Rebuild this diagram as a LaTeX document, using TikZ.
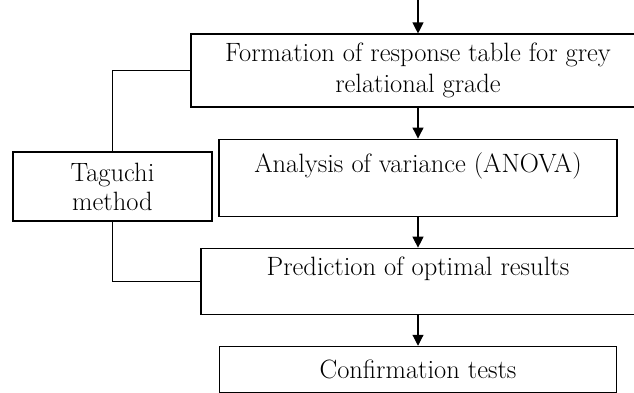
\documentclass[tikz,border=0pt]{standalone}
\usetikzlibrary{positioning,arrows.meta}
\begin{document}
\begin{tikzpicture}[x=1pt,y=1pt,->,>={Triangle[width=11pt,length=11pt]},
                    line width=1.1pt,node distance=31pt]
  \tikzset{box/.style={draw,align=center,inner sep=0pt,
                       font=\fontsize{26.5}{31}\selectfont}}
  \useasboundingbox (0,0) rectangle (634,-392);

  \coordinate (in) at (418,0);
  \node[box,minimum width=454pt,minimum height=73pt] (form) at (418,-70.5)
       {Formation of response table for grey\\relational grade};
  \node[box,minimum width=398pt,minimum height=77pt] (anova) [below=of form]
       {Analysis of variance (ANOVA)\\\mbox{}};
  \node[box,minimum width=434pt,minimum height=66pt] (pred) [below=of anova]
       {Prediction of optimal results\\\mbox{}};
  \node[box,minimum width=397pt,minimum height=46pt] (conf) [below=of pred]
       {Confirmation tests};
  \node[box,minimum width=199pt,minimum height=69pt,
        font=\fontsize{26.5}{29}\selectfont] (tag) at (112.5,-186.5)
       {Taguchi\\method};

  \path (in)    edge (form)
        (form)  edge (anova)
        (anova) edge (pred)
        (pred)  edge (conf);
  \draw[-] (form.west) -| (tag.north);
  \draw[-] (tag.south) |- (pred.west);
\end{tikzpicture}
\end{document}
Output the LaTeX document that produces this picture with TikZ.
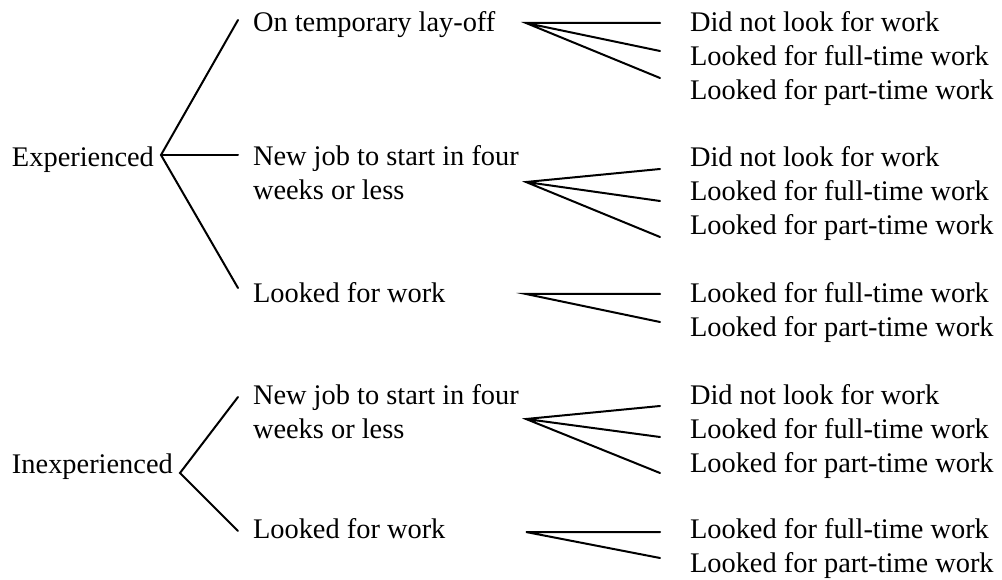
\documentclass[tikz,border=0pt]{standalone}
\usepackage{fontspec}
\setmainfont{Liberation Serif}
\begin{document}
\begin{tikzpicture}[x=1pt,y=-1pt,
  lbl/.style={anchor=base west,inner sep=0pt,outer sep=0pt,align=left,
    font=\fontsize{28.4}{34}\selectfont},
  br/.style={line width=2pt,line cap=round,line join=miter}]
\useasboundingbox (0,0) rectangle (1002,580);
% left labels
\node[lbl] (exp) at (12,167) {Experienced};
\node[lbl] (inexp) at (12,473) {Inexperienced};
% middle labels (multi-line nodes anchor at the last line)
\node[lbl] (m1) at (253,32) {On temporary lay-off};
\node[lbl] (m2) at (253,200) {New job to start in four\\weeks or less};
\node[lbl] (m3) at (253,302) {Looked for work};
\node[lbl] (m4) at (253,438) {New job to start in four\\weeks or less};
\node[lbl] (m5) at (253,538) {Looked for work};
% right labels
\node[lbl] (r11) at (690,32) {Did not look for work};
\node[lbl] (r12) at (690,66) {Looked for full-time work};
\node[lbl] (r13) at (690,100) {Looked for part-time work};
\node[lbl] (r21) at (690,167) {Did not look for work};
\node[lbl] (r22) at (690,201) {Looked for full-time work};
\node[lbl] (r23) at (690,235) {Looked for part-time work};
\node[lbl] (r31) at (690,302) {Looked for full-time work};
\node[lbl] (r32) at (690,336) {Looked for part-time work};
\node[lbl] (r41) at (690,404) {Did not look for work};
\node[lbl] (r42) at (690,438) {Looked for full-time work};
\node[lbl] (r43) at (690,472) {Looked for part-time work};
\node[lbl] (r51) at (690,538) {Looked for full-time work};
\node[lbl] (r52) at (690,572) {Looked for part-time work};
% junctions
\coordinate (E) at (161,155);
\coordinate (I) at (180,473);
\coordinate (E1) at (238,20);
\coordinate (E2) at (238,155);
\coordinate (E3) at (238,288);
\coordinate (I1) at (238,397);
\coordinate (I2) at (238,531);
\draw[br] (E1) -- (E) -- (E3);
\draw[br] (E) -- (E2);
\draw[br] (I1) -- (I) -- (I2);
% fans
\coordinate (F1) at (526,23);
\coordinate (F2) at (526,182);
\coordinate (F3) at (526,294);
\coordinate (F4) at (526,419);
\coordinate (F5) at (526,532);
\coordinate (F11) at (660,23);
\coordinate (F12) at (660,51);
\coordinate (F13) at (660,78);
\coordinate (F21) at (660,169);
\coordinate (F22) at (660,201);
\coordinate (F23) at (660,237);
\coordinate (F31) at (660,294);
\coordinate (F32) at (660,322);
\coordinate (F41) at (660,406);
\coordinate (F42) at (660,437);
\coordinate (F43) at (660,473);
\coordinate (F51) at (660,532);
\coordinate (F52) at (660,558);
\draw[br] (F11) -- (F1) -- (F13) (F1) -- (F12);
\draw[br] (F21) -- (F2) -- (F23) (F2) -- (F22);
\draw[br] (F31) -- (F3) -- (F32);
\draw[br] (F41) -- (F4) -- (F43) (F4) -- (F42);
\draw[br] (F51) -- (F5) -- (F52);
\end{tikzpicture}
\end{document}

**********

Nothing in the entries above should change when they are printed again, except that the pictures are dropped.

Rebuild this diagram as a LaTeX document, using TikZ.
\documentclass[tikz,border=0pt]{standalone}
\usetikzlibrary{positioning,arrows.meta}
\begin{document}
\begin{tikzpicture}[x=1pt,y=1pt,->,>={Triangle[width=11pt,length=11pt]},
                    line width=1.1pt,node distance=31pt]
  \tikzset{box/.style={draw,align=center,inner sep=0pt,
                       font=\fontsize{26.5}{31}\selectfont}}
  \useasboundingbox (0,0) rectangle (634,-392);

  \coordinate (in) at (418,0);
  \node[box,minimum width=454pt,minimum height=73pt] (form) at (418,-70.5)
       {Formation of response table for grey\\relational grade};
  \node[box,minimum width=398pt,minimum height=77pt] (anova) [below=of form]
       {Analysis of variance (ANOVA)\\\mbox{}};
  \node[box,minimum width=434pt,minimum height=66pt] (pred) [below=of anova]
       {Prediction of optimal results\\\mbox{}};
  \node[box,minimum width=397pt,minimum height=46pt] (conf) [below=of pred]
       {Confirmation tests};
  \node[box,minimum width=199pt,minimum height=69pt,
        font=\fontsize{26.5}{29}\selectfont] (tag) at (112.5,-186.5)
       {Taguchi\\method};

  \path (in)    edge (form)
        (form)  edge (anova)
        (anova) edge (pred)
        (pred)  edge (conf);
  \draw[-] (form.west) -| (tag.north);
  \draw[-] (tag.south) |- (pred.west);
\end{tikzpicture}
\end{document}
Output the LaTeX document that produces this picture with TikZ.
\documentclass[tikz,border=0pt]{standalone}
\usepackage{fontspec}
\setmainfont{Liberation Serif}
\begin{document}
\begin{tikzpicture}[x=1pt,y=-1pt,
  lbl/.style={anchor=base west,inner sep=0pt,outer sep=0pt,align=left,
    font=\fontsize{28.4}{34}\selectfont},
  br/.style={line width=2pt,line cap=round,line join=miter}]
\useasboundingbox (0,0) rectangle (1002,580);
% left labels
\node[lbl] (exp) at (12,167) {Experienced};
\node[lbl] (inexp) at (12,473) {Inexperienced};
% middle labels (multi-line nodes anchor at the last line)
\node[lbl] (m1) at (253,32) {On temporary lay-off};
\node[lbl] (m2) at (253,200) {New job to start in four\\weeks or less};
\node[lbl] (m3) at (253,302) {Looked for work};
\node[lbl] (m4) at (253,438) {New job to start in four\\weeks or less};
\node[lbl] (m5) at (253,538) {Looked for work};
% right labels
\node[lbl] (r11) at (690,32) {Did not look for work};
\node[lbl] (r12) at (690,66) {Looked for full-time work};
\node[lbl] (r13) at (690,100) {Looked for part-time work};
\node[lbl] (r21) at (690,167) {Did not look for work};
\node[lbl] (r22) at (690,201) {Looked for full-time work};
\node[lbl] (r23) at (690,235) {Looked for part-time work};
\node[lbl] (r31) at (690,302) {Looked for full-time work};
\node[lbl] (r32) at (690,336) {Looked for part-time work};
\node[lbl] (r41) at (690,404) {Did not look for work};
\node[lbl] (r42) at (690,438) {Looked for full-time work};
\node[lbl] (r43) at (690,472) {Looked for part-time work};
\node[lbl] (r51) at (690,538) {Looked for full-time work};
\node[lbl] (r52) at (690,572) {Looked for part-time work};
% junctions
\coordinate (E) at (161,155);
\coordinate (I) at (180,473);
\coordinate (E1) at (238,20);
\coordinate (E2) at (238,155);
\coordinate (E3) at (238,288);
\coordinate (I1) at (238,397);
\coordinate (I2) at (238,531);
\draw[br] (E1) -- (E) -- (E3);
\draw[br] (E) -- (E2);
\draw[br] (I1) -- (I) -- (I2);
% fans
\coordinate (F1) at (526,23);
\coordinate (F2) at (526,182);
\coordinate (F3) at (526,294);
\coordinate (F4) at (526,419);
\coordinate (F5) at (526,532);
\coordinate (F11) at (660,23);
\coordinate (F12) at (660,51);
\coordinate (F13) at (660,78);
\coordinate (F21) at (660,169);
\coordinate (F22) at (660,201);
\coordinate (F23) at (660,237);
\coordinate (F31) at (660,294);
\coordinate (F32) at (660,322);
\coordinate (F41) at (660,406);
\coordinate (F42) at (660,437);
\coordinate (F43) at (660,473);
\coordinate (F51) at (660,532);
\coordinate (F52) at (660,558);
\draw[br] (F11) -- (F1) -- (F13) (F1) -- (F12);
\draw[br] (F21) -- (F2) -- (F23) (F2) -- (F22);
\draw[br] (F31) -- (F3) -- (F32);
\draw[br] (F41) -- (F4) -- (F43) (F4) -- (F42);
\draw[br] (F51) -- (F5) -- (F52);
\end{tikzpicture}
\end{document}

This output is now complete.